I’ve been training in the Black Sea where the water temperature is 11°C, but in Murmansk it is [only] 1°C. I really didn’t have enough cold water preparation,” he confessed. “After the first 200m [in the 1 km race], my hands were so frozen that I couldn’t feel the water. I started to really lose my technique so I just had to swim with what I had.”

What Sobirov had was a stockpile of intense training sessions in the lead-up to Murmansk. Three times a week he was covering between 2 km and 3 km in the 11°C waters of the Black Sea. He was also punching out two sessions in the pool and two more on dry land. His daily training over the weekend consisted of one hour in the gym, two hours in the pool, and then back again into the Black Sea for a longer 4 km swim.

While many of his competitors were training in pools where they first had to break the ice to even get wet, Sobirov was making do with what he had. Built, evidently, on his well-developed Siberian tolerance for the ice.
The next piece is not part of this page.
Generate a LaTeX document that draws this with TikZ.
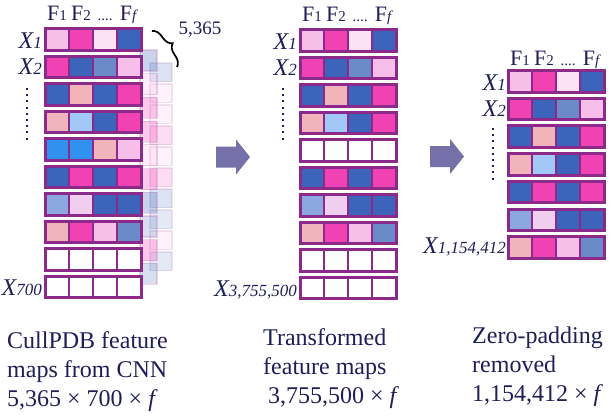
\documentclass[tikz,border=0pt]{standalone}
\usepackage{fontspec}
\setmainfont{Liberation Serif}
\usetikzlibrary{positioning,decorations.pathreplacing}

\definecolor{cellline}{RGB}{140,42,140}
\definecolor{inkblue}{RGB}{30,30,88}
\definecolor{arrowgray}{RGB}{118,112,168}
\definecolor{pl}{RGB}{248,190,234}
\definecolor{ph}{RGB}{240,66,178}
\definecolor{pv}{RGB}{252,226,244}
\definecolor{bd}{RGB}{60,100,186}
\definecolor{bm}{RGB}{106,138,200}
\definecolor{sa}{RGB}{240,180,186}
\definecolor{bl}{RGB}{162,200,248}
\definecolor{bb}{RGB}{48,146,238}
\definecolor{bml}{RGB}{140,168,224}
\definecolor{lv}{RGB}{240,206,240}
\definecolor{wh}{RGB}{255,255,255}

\tikzset{
  cell/.style={draw=cellline, line width=2.8pt, minimum width=24pt, minimum height=21.5pt,
    inner sep=0pt, outer sep=0pt, anchor=north west},
  rowframe/.style={draw=cellline, line width=3pt},
  ghost/.style={draw=cellline!70, line width=1.2pt, opacity=#1},
  colhead/.style={inkblue, font=\fontsize{22}{22}\selectfont, inner sep=0pt, anchor=base},
  rowlab/.style={inkblue, font=\fontsize{24}{24}\selectfont\itshape, inner sep=0pt, anchor=base east},
  sizelab/.style={inkblue, font=\fontsize{19}{19}\selectfont, inner sep=0pt},
  mapcaption/.style={inkblue, font=\fontsize{24}{29}\selectfont, align=left, inner sep=0pt, anchor=north west},
  flowarrow/.style={fill=arrowgray},
  vdots/.style={inkblue, line width=2pt, dash pattern=on 2pt off 4.2pt},
  braceline/.style={black, line width=1.7pt, decorate, decoration={brace, amplitude=10pt}},
}

% one row of a feature map: name, left x, top y, colours
\newcommand{\maprow}[4]{%
  \edef\rowcols{#4}%
  \foreach \c [count=\i] in \rowcols
    \node[cell, fill=\c] (#1-\i) at ({#2+24*(\i-1)},{#3+1.5}) {};
  \draw[rowframe] (#1-1.north west) rectangle (#1-4.south east);
}
\newcommand{\fsub}[1]{{\fontsize{15}{15}\selectfont #1}}
\newcommand{\xsub}[1]{{\fontsize{17}{17}\selectfont #1}}
\newcommand{\flowarr}[3]{%
  \coordinate (#1) at (#2,#3);
  \fill[flowarrow] (#1) ++(0,-10.5) -- ++(20,0) -- ++(0,-7) -- ++(14,17.5)
    -- ++(-14,17.5) -- ++(0,-7) -- ++(-20,0) -- cycle;
}

\begin{document}
\begin{tikzpicture}[x=1pt, y=-1pt]
\useasboundingbox (0,0) rectangle (613,418);

% stacked copies behind the first map
\foreach \c [count=\n] in {bd,pl,pl,ph,pl,ph,bd,bm,pl,bm}
  \draw[ghost=0.18, fill=\c] (150,{63+21*(\n-1)}) rectangle ++(22,18.5);
\foreach \c [count=\n] in {bd,pl,ph,ph,pl,ph,bd,bm,ph,bm}
  \draw[ghost=0.28, fill=\c] (140,{50+23.7*(\n-1)}) rectangle ++(17,21);

% CullPDB feature maps
\foreach \cols [count=\n] in {{pl,ph,pv,bd},{ph,bd,bm,pl},{bd,sa,bd,ph},{sa,bl,bd,ph},
    {bb,bb,sa,pl},{bd,ph,bd,ph},{bml,lv,bd,bd},{sa,ph,pl,bm},{wh,wh,wh,wh},{wh,wh,wh,wh}}
  {\maprow{L\n}{45}{27+27.5*(\n-1)}{\cols}}

% transformed feature maps
\foreach \cols [count=\n] in {{pl,ph,pv,bd},{ph,bd,bm,pl},{bd,sa,bd,ph},{sa,bl,bd,ph},
    {wh,wh,wh,wh},{bd,ph,bd,ph},{bml,lv,bd,bd},{sa,ph,pl,bm},{wh,wh,wh,wh},{wh,wh,wh,wh}}
  {\maprow{M\n}{300}{28+27.5*(\n-1)}{\cols}}

% zero-padding removed
\foreach \cols [count=\n] in {{pl,ph,pv,bd},{ph,bd,bm,pl},{bd,sa,bd,ph},{sa,bl,bd,ph},
    {bd,ph,bd,ph},{bml,lv,bd,bd},{sa,ph,pl,bm}}
  {\maprow{R\n}{508}{69+27.7*(\n-1)}{\cols}}

% column heads
\foreach \g/\dy in {L/8, M/8, R/5} {
  \node[colhead] (\g-f1) at ([yshift=\dy pt]\g1-1.north) {F\fsub{1}};
  \node[colhead] (\g-f2) at ([yshift=\dy pt]\g1-2.north) {F\fsub{2}};
  \node[colhead] (\g-fd) at ([yshift=\dy pt]\g1-3.north) {\fsub{....}};
  \node[colhead] (\g-ff) at ([yshift=\dy pt]\g1-4.north) {F\fsub{\textit{f}}};
}

% row labels
\node[rowlab] (L-x1) at ([xshift=-3pt,yshift=2pt]L1-1.south west) {X\xsub{1}};
\node[rowlab] (L-x2) at ([xshift=-3pt,yshift=3pt]L2-1.south west) {X\xsub{2}};
\node[rowlab] (L-xn) at ([xshift=-3pt,yshift=2pt]L10-1.south west) {X\xsub{700}};
\node[rowlab] (M-x1) at ([xshift=-3pt,yshift=2pt]M1-1.south west) {X\xsub{1}};
\node[rowlab] (M-x2) at ([xshift=-3pt,yshift=3pt]M2-1.south west) {X\xsub{2}};
\node[rowlab] (M-xn) at ([xshift=-3pt,yshift=2pt]M10-1.south west) {X\xsub{3,755,500}};
\node[rowlab] (R-x1) at ([xshift=-2pt,yshift=2pt]R1-1.south west) {X\xsub{1}};
\node[rowlab] (R-x2) at ([xshift=-2pt,yshift=3pt]R2-1.south west) {X\xsub{2}};
\node[rowlab] (R-xn) at ([xshift=-2pt,yshift=5pt]R7-1.south west) {X\xsub{1,154,412}};

% vertical dots
\coordinate (L-dots-a) at (27,88);
\coordinate (L-dots-b) at (27,140);
\coordinate (M-dots-a) at (283,88);
\coordinate (M-dots-b) at (283,140);
\coordinate (R-dots-a) at (493,128);
\coordinate (R-dots-b) at (493,182);
\draw[vdots] (L-dots-a) -- (L-dots-b);
\draw[vdots] (M-dots-a) -- (M-dots-b);
\draw[vdots] (R-dots-a) -- (R-dots-b);

% number of stacked maps
\coordinate (brace-a) at (152,31);
\coordinate (brace-b) at (177,67);
\draw[braceline] (brace-a) -- (brace-b);
\node[sizelab] (brace-lab) at (200,30) {5,365};

% block arrows
\flowarr{arrow-a}{216}{157}
\flowarr{arrow-b}{430}{156.5}

% captions
\node[mapcaption] (cap-l) at (7,331) {CullPDB feature\\maps from CNN\\5,365 × 700 × \textit{f}};
\node[mapcaption] (cap-m) at (263,328.6) {Transformed\\feature maps\\\hspace*{5pt}3,755,500 × \textit{f}};
\node[mapcaption] (cap-r) at (472,326.6) {Zero-padding\\removed\\1,154,412 × \textit{f}};

\end{tikzpicture}
\end{document}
I am honoured to have swum against such swimming legends,” he exclaims in a message from Sochi where he is currently preparing for a 70 km 4-person relay in May across the Black Sea to honour the 70th anniversary of the World War II Victory.

Second to the more renowned Christof Wandratsch and ahead of Kaarma (13:00 versus 13:41 versus 14:17, shown above), Albert Sobirov earned his well-deserved place among the ranks of ice swimming icons...with much more left on his plate.